Newton Investment Management’s Helena Morrissey wrote in City A.M. this month about new research from Judge Business School which, based on data from 41 countries, suggested that the higher women’s economic power, the more likely were they to be on company boards. That economic power was measured in terms of expected years of girls’ education and also the percentage of women in the labour force.
This is a significant finding and, in my view, reinforces the concerns that still exist in relation to women’s progress in this area in the UK. For one, the evidence suggests that women in the UK now outperform men in educational achievement. Recent figures from Ucas, the universities and colleges admissions service, showed that women are a third more likely to enter higher education than men. Among 18 year-olds, 34 per cent of women were allocated university places compared with 26 per cent of men, the widest this gap has ever been.

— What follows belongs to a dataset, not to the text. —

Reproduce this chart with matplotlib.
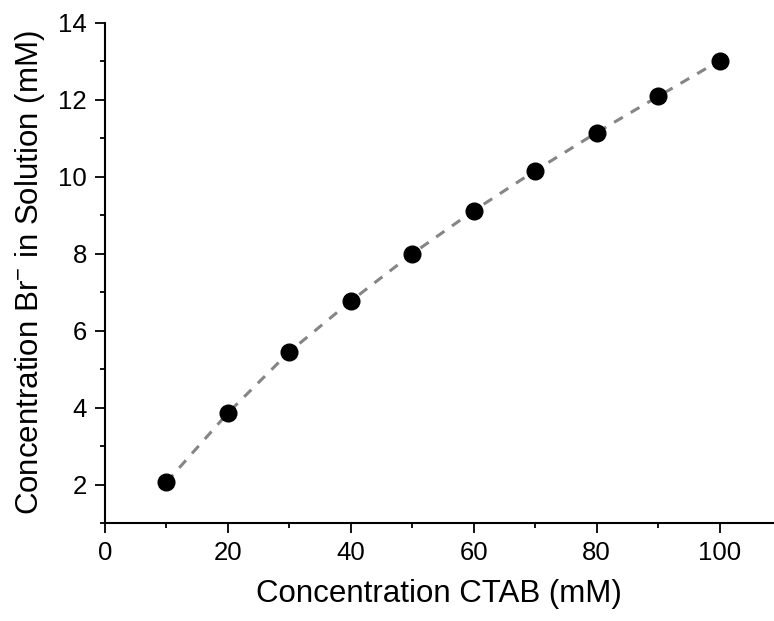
import matplotlib
matplotlib.use('Agg')
import matplotlib.pyplot as plt
from matplotlib.ticker import MultipleLocator

plt.rcParams['font.family'] = ['Liberation Sans', 'DejaVu Sans']
plt.rcParams['mathtext.fontset'] = 'custom'
plt.rcParams['mathtext.rm'] = 'Liberation Sans'

ctab = [10, 20, 30, 40, 50, 60, 70, 80, 90, 100]
br = [2.06, 3.86, 5.45, 6.77, 8.00, 9.12, 10.16, 11.15, 12.09, 13.02]

fig = plt.figure(figsize=(7.74, 6.21), dpi=100)
ax = fig.add_axes([105/774, 1 - 523/621, 668/774, 500/621])

ax.plot(ctab, br, '--', color='#858585', lw=2.2, dashes=(3.3, 3), zorder=1)
ax.plot(ctab, br, 'o', color='black', ms=12, zorder=2)

ax.set_xlim(0, 108.7)
ax.set_ylim(1, 14)
ax.xaxis.set_major_locator(MultipleLocator(20))
ax.xaxis.set_minor_locator(MultipleLocator(10))
ax.yaxis.set_major_locator(MultipleLocator(2))
ax.yaxis.set_minor_locator(MultipleLocator(1))

for s in ['top', 'right']:
    ax.spines[s].set_visible(False)
for s in ['left', 'bottom']:
    ax.spines[s].set_linewidth(1.5)

ax.tick_params(which='major', length=7, width=1.3, labelsize=18.5, pad=6)
ax.tick_params(which='minor', length=3.5, width=1.3)

ax.set_xlabel('Concentration CTAB (mM)', fontsize=22.5, labelpad=10)
ax.set_ylabel(r'Concentration Br$^{\mathregular{-}}$ in Solution (mM)', fontsize=22.5, labelpad=8)

fig.savefig('out.png', dpi=100)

Put another way, four out of every seven higher education places are now going to women. What is more, the employment rate for women, though still some 10 per cent below that for men, is at 68.5 per cent, the highest since records began in 1971.
Yet women are still very badly under-represented at the top in most walks of life. Today, 93 per cent of executive directors are men and 77 per cent of Parliament is male. And this is replicated across many sectors of society. In medicine, for example, hardly any heads of hospital trusts are women, and a very small number of women are top consultants or chief executives.

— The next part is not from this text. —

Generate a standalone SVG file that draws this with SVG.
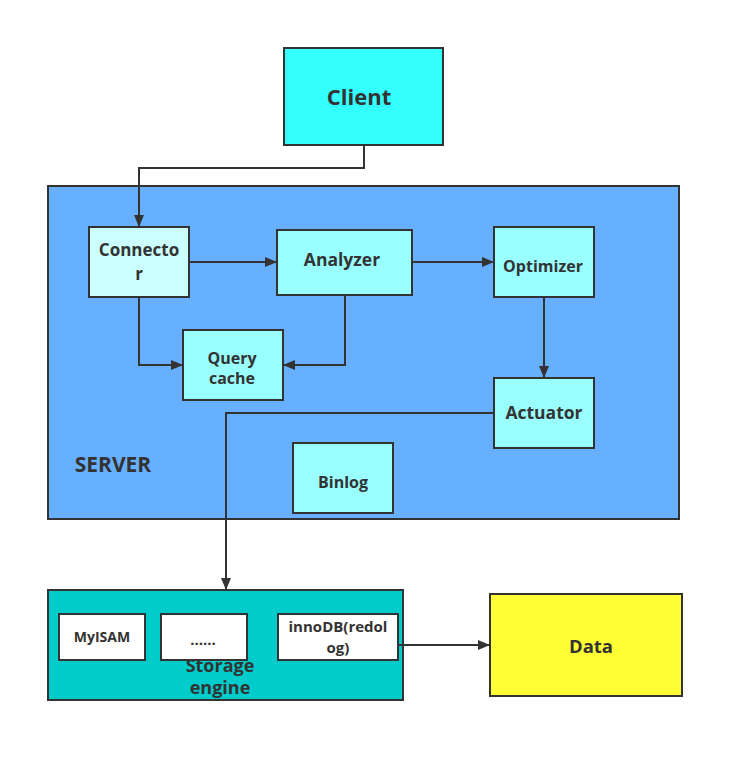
<svg xmlns="http://www.w3.org/2000/svg" width="743" height="763" viewBox="0 0 743 763">
<style>
.b{stroke:#333;stroke-width:2}
.t{font-family:"Open Sans","Noto Sans",sans-serif;font-weight:bold;fill:#333;text-anchor:middle}
.c{fill:none;stroke:#333;stroke-width:2}
</style>
<defs>
<marker id="a" viewBox="0 0 12 10" refX="12" refY="5" markerWidth="12" markerHeight="10" markerUnits="userSpaceOnUse" orient="auto">
<path d="M0,0 L12,5 L0,10 Z" fill="#333"/>
</marker>
</defs>
<rect width="743" height="763" fill="#fff"/>
<g id="client"><rect class="b" x="284" y="48" width="159" height="97" fill="#33FFFF"/><text class="t" x="359" y="105" font-size="22">Client</text></g>
<g id="server"><rect class="b" x="48" y="186" width="631" height="333" fill="#66B0FF"/><text class="t" x="113" y="472" font-size="21">SERVER</text></g>
<g id="connector"><rect class="b" x="89" y="227" width="100" height="70" fill="#CCFFFF"/><text class="t" x="139" y="256" font-size="17">Connecto</text><text class="t" x="139" y="280" font-size="17">r</text></g>
<g id="analyzer"><rect class="b" x="277" y="230" width="135" height="65" fill="#99FFFF"/><text class="t" x="342" y="266" font-size="17.5">Analyzer</text></g>
<g id="optimizer"><rect class="b" x="494" y="227" width="100" height="70" fill="#99FFFF"/><text class="t" x="543" y="272" font-size="16">Optimizer</text></g>
<g id="querycache"><rect class="b" x="183" y="330" width="100" height="70" fill="#99FFFF"/><text class="t" x="232" y="364" font-size="16">Query</text><text class="t" x="232" y="384" font-size="16">cache</text></g>
<g id="actuator"><rect class="b" x="494" y="378" width="100" height="70" fill="#99FFFF"/><text class="t" x="544" y="419" font-size="17.5">Actuator</text></g>
<g id="binlog"><rect class="b" x="293" y="443" width="100" height="70" fill="#99FFFF"/><text class="t" x="343" y="488" font-size="16">Binlog</text></g>
<g id="storage"><rect class="b" x="48" y="590" width="355" height="110" fill="#00CCCC"/><text class="t" x="220" y="672" font-size="18">Storage</text><text class="t" x="220" y="694" font-size="18">engine</text></g>
<g id="myisam"><rect class="b" x="59" y="614" width="86" height="46" fill="#fff"/><text class="t" x="102" y="642" font-size="14">MyISAM</text></g>
<g id="etc"><rect class="b" x="161" y="614" width="86" height="46" fill="#fff"/><text class="t" x="203" y="645" font-size="15">......</text></g>
<g id="innodb"><rect class="b" x="278" y="614" width="120" height="46" fill="#fff"/><text class="t" x="338" y="632" font-size="15">innoDB(redol</text><text class="t" x="338" y="653" font-size="15">og)</text></g>
<g id="data"><rect class="b" x="490" y="594" width="192" height="102" fill="#FFFF33"/><text class="t" x="591" y="653" font-size="18.5">Data</text></g>
<g id="connectors">
<path class="c" d="M364,145 V168 H139 V227" marker-end="url(#a)"/>
<path class="c" d="M189,262 H277" marker-end="url(#a)"/>
<path class="c" d="M412,262 H494" marker-end="url(#a)"/>
<path class="c" d="M139,297 V365 H183" marker-end="url(#a)"/>
<path class="c" d="M345,295 V365 H283" marker-end="url(#a)"/>
<path class="c" d="M544,297 V378" marker-end="url(#a)"/>
<path class="c" d="M494,413 H226 V590" marker-end="url(#a)"/>
<path class="c" d="M398,645 H490" marker-end="url(#a)"/>
</g>
</svg>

Women enter academia in droves. Yet according to the Times Education Supplement, in late 2014, some 78 per cent of professors, 72 per cent of senior managers, and 81 per cent of vice-chancellors in the UK were men. In law, where women represent 62 per cent of those entering the profession, less than a third of partners are women.
Of course, women do have power in terms of being responsible for some 70 per cent of all purchasing decisions made. Nevertheless, their actual earning power still lags considerably behind that of men and this limits their influence. Not only are women more likely than men to be in what is now termed less well-paid “casualised” labour, but a pay gap persists even as they increasingly penetrate more highly-paid occupations. The pay gap for health professionals, for example, remains a high 15.4 per cent, and data from the Equality and Human Rights Commission at the beginning of the coalition was suggesting that, in the financial sector, women working full-time earned 55 per cent less annual average gross salary than their male colleagues.

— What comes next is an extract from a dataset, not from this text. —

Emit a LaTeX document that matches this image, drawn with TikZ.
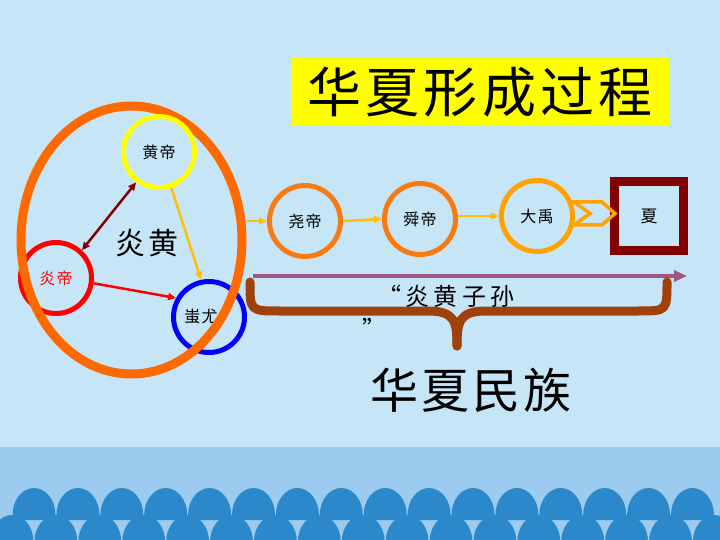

So how do we ensure that we prepare women well for the boardroom? The answer is by reducing obstacles further down the chain and by requiring greater transparency on pay from the larger firms. All main parties included policies in this area and also focused on the need to reduce the cost of childcare for working families. The latter is a necessary (though not sufficient) condition for ensuring that more women join the workforce or return to work after giving birth. It thus also addresses the pay gap, which widens considerably once women have children.
Losing so many women from the workplace, or having them return to work in less productive roles below their skills levels, is a waste of productive capacity in the economy and consigns us to lower growth rates for years to come. Boards are a good indication of progress in gender equality, but still only a limited one. And even here the not-too-ambitious target of 25 per cent female board representation by the end of this year for larger quoted companies is being met to a considerable extent by part time external appointments, rather than by the promotion of women executives from within the organisation.
Unless companies are made to rethink their internal cultures and their pipelines for promotion through direct government intervention, such as the imposition of (possibly temporary) quotas, progress will remain painfully slow.